Improved performance of Greek tourism reflects the exit of the country from recession. "The worst is over; in 2014 Greece will recover, the turnaround has begun." These are the words with which the Greek Prime Minister Antonis Samaras gave voice to the hopes of a country exhausted by six years of crisis.
If the Greek recession comes to a halt, the credit goes also to the tourism industry, a fundamental pillar for the country's economy, which provides 17% of the GDP and employs one out of five Greeks.
The tourist numbers in 2013, in fact, are probably the best ever recorded in the country. In the first ten months of 2013 Greece was visited by more than 17 million tourists, 15.5% more than for the same period of 2012.
The Bank of Greece reported 17.08 million arrivals from abroad, with total revenue amounting to EUR11.6 billion, only a few million less than the record for all of 2008. Even in this case, the progression is double-digit: 14.8 percent more than 2012.
The source market with the largest increase is Russia – from January to October 1.34 million Russian visitors came to Greece, representing an increase of 55.2%. Also a strong rise in the number of U.S. travelers was recorded, a rise of 29.2% with 434,500 arrivals, while France has risen by 18.4%, totaling 1.13 million tourists.
Throughout 2013, the Association of Greek Tourism Enterprises (SETE) estimated that the country would record 17.7 million visitors and EUR12.2 billion in revenue.

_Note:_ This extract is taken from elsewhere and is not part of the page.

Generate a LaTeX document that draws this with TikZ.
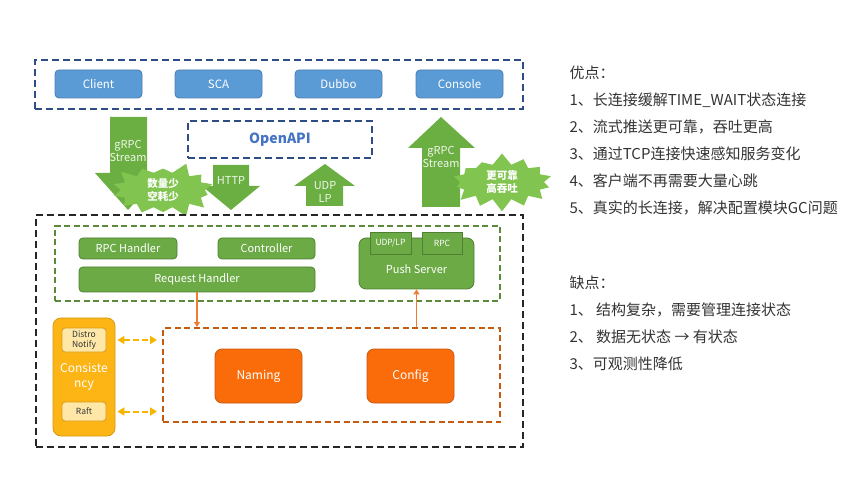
\documentclass[tikz,border=0pt]{standalone}
\usepackage{fontspec}
\newfontfamily\cjk{Noto Sans CJK SC}
\usetikzlibrary{shapes.symbols,arrows.meta}
\definecolor{bluefill}{HTML}{5B9BD5}
\definecolor{blueline}{HTML}{4A7EB0}
\definecolor{navy}{HTML}{2E4D86}
\definecolor{openblue}{HTML}{4472C4}
\definecolor{garrow}{HTML}{6BAE42}
\definecolor{gburst}{HTML}{82C450}
\definecolor{gfill}{HTML}{6BAA45}
\definecolor{gline}{HTML}{4F7F32}
\definecolor{gdash}{HTML}{5A8A3A}
\definecolor{odash}{HTML}{C55A11}
\definecolor{ofill}{HTML}{FA6C0A}
\definecolor{oline}{HTML}{C9570E}
\definecolor{oarrow}{HTML}{ED7D31}
\definecolor{yfill}{HTML}{FDB515}
\definecolor{yarr}{HTML}{F7B500}
\definecolor{yline}{HTML}{D79A10}
\definecolor{ylight}{HTML}{FFE7A8}
\definecolor{txt}{HTML}{333333}
\definecolor{arrtxt}{HTML}{EEF7E8}
\begin{document}
\begin{tikzpicture}[x=1pt,y=-1pt,
  every node/.style={font=\cjk},
  box/.style={rounded corners=4pt, line width=0.8pt, inner sep=0pt, text=white},
  bluebox/.style={box, fill=bluefill, draw=blueline, font=\cjk\fontsize{11.5}{13}\selectfont},
  greenbox/.style={box, fill=gfill, draw=gline, font=\cjk\fontsize{11}{13}\selectfont},
  smallgreen/.style={fill=gfill, draw=gline, line width=0.8pt, inner sep=0pt, text=white, font=\cjk\fontsize{8.5}{10}\selectfont},
  orbox/.style={box, rounded corners=7pt, fill=ofill, draw=oline, font=\cjk\fontsize{12}{14}\selectfont},
  ylbox/.style={rounded corners=3pt, fill=ylight, draw=yline, line width=0.8pt, inner sep=0pt, text=txt, align=center, font=\cjk\fontsize{8.5}{10}\selectfont},
  framebox/.style={draw=#1, line width=2.2pt, dash pattern=on 7pt off 4pt, inner sep=0pt},
  blockarrow/.style={fill=garrow, draw=none},
  arrtext/.style={text=arrtxt, align=center, font=\cjk\fontsize{11}{13}\selectfont},
  burst/.style={starburst, fill=gburst, draw=none, text=white, align=center, inner sep=1pt,
    font=\cjk\bfseries\fontsize{10.5}{13}\selectfont, starburst point height=12pt, starburst points=14},
  orarrow/.style={draw=oarrow, line width=1.3pt, -{Triangle[length=5pt,width=6pt]}},
  yarrow/.style={draw=yarr, line width=2pt, dash pattern=on 6pt off 3pt, {Triangle[length=7pt,width=8pt]}-{Triangle[length=7pt,width=8pt]}},
  note/.style={anchor=west, text=txt, font=\cjk\fontsize{15}{18}\selectfont}
]
\useasboundingbox (0,0) rectangle (860,489);

% top client row
\node[framebox=navy, minimum width=488pt, minimum height=49pt] (topframe) at (279,84.5) {};
\node[bluebox, minimum width=87pt, minimum height=28pt] (client) at (98.5,84) {Client};
\node[bluebox, minimum width=87pt, minimum height=28pt] (sca) at (218.5,84) {SCA};
\node[bluebox, minimum width=87pt, minimum height=28pt] (dubbo) at (338.5,84) {Dubbo};
\node[bluebox, minimum width=87pt, minimum height=28pt] (console) at (459.5,84) {Console};

% OpenAPI
\node[framebox=navy, minimum width=184pt, minimum height=37pt, text=openblue,
  font=\cjk\bfseries\fontsize{14}{16}\selectfont] (openapi) at (280,139.5) {OpenAPI};

% block arrows
\fill[blockarrow] (110,117) -- (147,117) -- (147,173) -- (161,173) -- (128,210) -- (95,173) -- (110,173) -- cycle;
\node[arrtext] (grpcl) at (128,151) {gRPC\\Stream};
\fill[blockarrow] (213,165) -- (249,165) -- (249,186) -- (260,186) -- (231,210) -- (202,186) -- (213,186) -- cycle;
\node[arrtext] (http) at (231,180) {HTTP};
\fill[blockarrow] (306,206) -- (343,206) -- (343,186) -- (355,186) -- (325,164) -- (294,186) -- (306,186) -- cycle;
\node[arrtext] (udp) at (325,191.5) {UDP\\LP};
\fill[blockarrow] (422,207) -- (460,207) -- (460,148) -- (475,148) -- (441,117) -- (408,148) -- (422,148) -- cycle;
\node[arrtext] (grpcr) at (441,157) {gRPC\\Stream};

% starbursts
\node[burst, random starburst=3, minimum width=108pt, minimum height=50pt] (burstl) at (163,190) {数量少\\空耗少};
\node[burst, random starburst=7, minimum width=108pt, minimum height=52pt] (burstr) at (502,182) {更可靠\\高吞吐};

% server frame
\node[framebox=black!85, line width=2.4pt, minimum width=487pt, minimum height=232pt] (server) at (279.5,331) {};
\node[framebox=gdash, line width=2pt, dash pattern=on 6pt off 3.5pt, minimum width=445pt, minimum height=75pt] (gframe) at (277.5,263.5) {};
\node[greenbox, minimum width=98pt, minimum height=21pt] (rpch) at (128,248.5) {RPC Handler};
\node[greenbox, minimum width=97pt, minimum height=21pt] (ctrl) at (266.5,248.5) {Controller};
\node[greenbox, minimum width=236pt, minimum height=25pt] (reqh) at (197,279.5) {Request Handler};
\node[greenbox, rounded corners=7pt, minimum width=115pt, minimum height=51pt] (push) at (416.5,263.5) {};
\node[text=white, font=\cjk\fontsize{11}{13}\selectfont] (pushlbl) at (416.5,269.5) {Push Server};
\node[smallgreen, minimum width=41pt, minimum height=22pt] (udplp) at (390.5,243) {UDP/LP};
\node[smallgreen, minimum width=40pt, minimum height=22pt] (rpc) at (442,243) {RPC};

% data layer
\node[framebox=odash, line width=2pt, dash pattern=on 6pt off 3.5pt, minimum width=337pt, minimum height=94pt] (oframe) at (331.5,375) {};
\node[orbox, minimum width=87pt, minimum height=54pt] (naming) at (258.5,376) {Naming};
\node[orbox, minimum width=87pt, minimum height=54pt] (config) at (410.5,376) {Config};

\draw[orarrow] (reqh.south) -- (reqh.south |- oframe.north);
\draw[orarrow] (push.south |- oframe.north) -- (push.south);

% consistency
\node[rounded corners=8pt, fill=yfill, draw=yline, line width=0.8pt, minimum width=62pt, minimum height=118pt] (consist) at (84,377) {};
\node[text=white, align=center, font=\cjk\fontsize{12}{15}\selectfont] (consistlbl) at (84,377) {Consiste\\ncy};
\node[ylbox, minimum width=44pt, minimum height=24pt] (distro) at (84,340) {Distro\\Notify};
\node[ylbox, minimum width=44pt, minimum height=19pt] (raft) at (84,411.5) {Raft};

\draw[yarrow, shorten <=2pt, shorten >=5pt] (distro.east -| consist.east) -- (distro.east -| oframe.west);
\draw[yarrow, shorten <=2pt, shorten >=5pt] (raft.east -| consist.east) -- (raft.east -| oframe.west);

% notes
\node[note] (pros) at (566,73) {优点：};
\node[note] (p1) at (566,100) {1、长连接缓解TIME\_WAIT状态连接};
\node[note] (p2) at (566,127) {2、流式推送更可靠，吞吐更高};
\node[note] (p3) at (566,154) {3、通过TCP连接快速感知服务变化};
\node[note] (p4) at (566,181) {4、客户端不再需要大量心跳};
\node[note] (p5) at (566,208) {5、真实的长连接，解决配置模块GC问题};
\node[note] (cons) at (566,283) {缺点：};
\node[note] (c1) at (566,310) {1、 结构复杂，需要管理连接状态};
\node[note] (c2) at (566,337) {2、 数据无状态 → 有状态};
\node[note] (c3) at (566,364) {3、可观测性降低};
\end{tikzpicture}
\end{document}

The recovery of the sector has directly resulted in an increase in employment in seasonal work. This is a very important sign, since tourism, together with the distribution, has been one of the sectors most affected by the financial crisis of 2008.
This year, airlines plan to add a million more seats on the routes to Greece. Another positive thing is the coming presidency of the European Union that goes to Greece for the next six months.
According to the Association of British Travel Agents (ABTA) Greece will be one of the main destinations for British tourists in 2014, if the country is able to provide competitive rates. First and foremost is, however, the political stability, the basic prerequisite for maintaining the attractiveness of Greece in the eyes of international visitors.